Usually when I look at this photo, I see a pre-bus boycott Rosa Park getting the encouragement she needed to take the next step in her activism. Rosa Parks had long been a member of the NAACP, even when it had been extremely dangerous to attend meetings in Montgomery, Alabama. Before 1955, she'd worked with black women and children, helping the adults get legal advice and teaching after-school classes to help raise the consciousness of the young people.

She wanted to attend the Highlander Folk School to learn more useful techniques for improving the conditions for the black community in Montgomery, as well as to meet other activist from around the South and possibly take home some new strategies for addressing inequality. She learned all this and more during her time in Tennessee, but it is likely that the most important thing she gained was simply the encouragement to continue fighting for justice and equality.
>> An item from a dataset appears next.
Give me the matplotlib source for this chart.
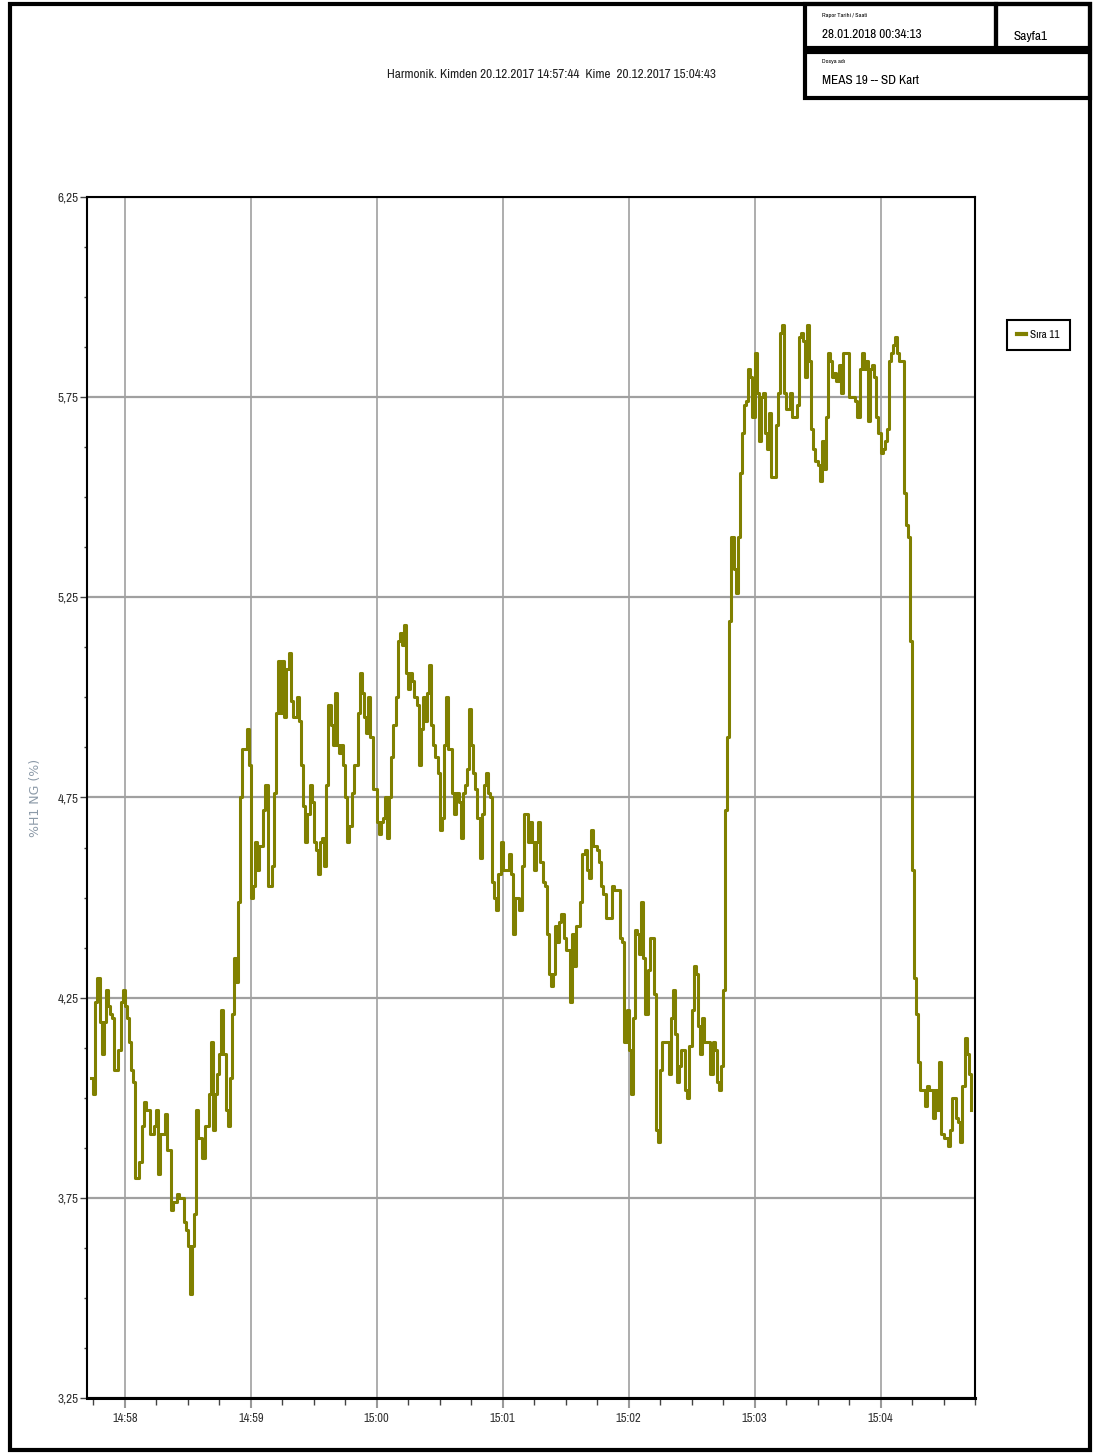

Just a few months after this photo was taken, she refused to give up her seat on the bus, and sparked a year-long boycott that then, in turn, sparked similar civil rights actions around the South.

When she talked about her time at Highlander, she didn't talk about what she'd learned in her classes. Instead, she talked about what she had learned from Septima:
"At that time I was very nervous, very troubled in my mind about the events that were occurring in Montgomery. But then I had the chance to work with Septima. She was such a calm and dedicated person in the midst of all that danger. I thought, 'If I could only catch some of her spirit.' I wanted to have the courage to accomplish the kinds of things that she had been doing for years."
But Rosa Parks almost didn't go to Tennessee that summer. She almost didn't meet Septima or any of the other civil rights activists at Highlander. This photo almost didn't happen. Rosa Parks certainly couldn't afford the trip on her meager seamstress salary. She didn't even own a suitcase. Thankfully her friends (and employers) Bill and Virginia Durr knew it was critically important for her to go attended classes, build relationships with others, and to bring home what she learned. They sponsored her trip, and even lent her a suitcase.

Today, while looking at this photo, I'm thinking less about where Rosa Parks went after it was taken, and more about how this meeting may have influenced Septima Clark. While she certainly helped set Rosa on her path to change the future, Septima didn't step back from her own work. When the summer classes were done she returned to Charleston, South Carolina, and resumed both her teaching position as well as her civil rights work at home, like she did every year. But the very next year, 1956, she was elected president of her NAACP branch, which precipitated a cascade of changes that forced her onto a different path.

South Carolina, true to its long racist history, had recently passed a law banning city and state workers from belonging to civil rights organizations. While she may have been able to keep her NAACP membership secret before, there was no way Septima could hide the fact that she was the president of her chapter. When she refused to step down, she was fired from her teaching job. This actually put her in a difficult position financially. As a widow, she was raising her son alone, and needed steady employment. She knew she wouldn't be able to take another public school job, and wondered if she could make a living as an activist teacher.

That summer she returned to the Highlander Folk School, this time not as a student, but as a teacher. The mission of the Highlander Folk School was to help poor rural people throughout the south by teaching them basic skills (literacy, math, etc.) as well as empowering them to organize and implement changes in their community to promote equality. In the 1950s, this meant addressing civil rights issues such as voting and equal access to schools and public services. It was a natural step, even if it was a scary one, combining her love of teaching and her passion for civil rights. It was here that she honed her skills as a educator/ community organizer. She continued to teach her literacy and social activism workshop each summer, and eventually took a position as a director with the responsibility for recruiting students and teachers.

But Septima knew that, while Highlander was an important gathering place for activists, the best way to have the greatest impact would be to reach as many people as possible. That meant branching out. So she, along with her cousin Bernice Robinson, worked to take these literacy/civil rights workshops out into world, setting up small, back-room "citizen schools" in tiny black communities throughout the South, teaching adults to read and helping them pass voting tests while simultaneously empowering them to take this knowledge into other local communities, creating a network of activism. This was her greatest contribution to the civil rights movement. Her citizen schools spread throughout the South, and the project was eventually taken over by the Southern Christian Leadership Conference (SCLC), where Septima worked closely with other giants in the movement.

It's hard to say whether Rosa Parks would have refused to give up her seat that day in 1955 if she hadn't attended Highlander earlier that year and met Septima Clark. I'm sure she would have eventually come to the point of action on her own, but it certainly seems as though Septima had a profound effect on her resolve.

While I can't say their meeting in the summer of 1955 had as profound an effect on Septima Clark, it is clear that she was quickly approaching her own crossroads. I like to think that when she was fired the next year, she looked at what Rosa Parks was doing in Montgomery and found some inspiration to make the leap into the full time job of activism.

I think of this photo and the stories it tells quite often. I keep it in a folder on my desktop so I can look at it frequently. I am continually encouraged by the lives and work of these two amazing women, and knowing that they found support and friendship in each other never fails to inspire me to keep working for justice, and to keep supporting other women (and men) in the fight.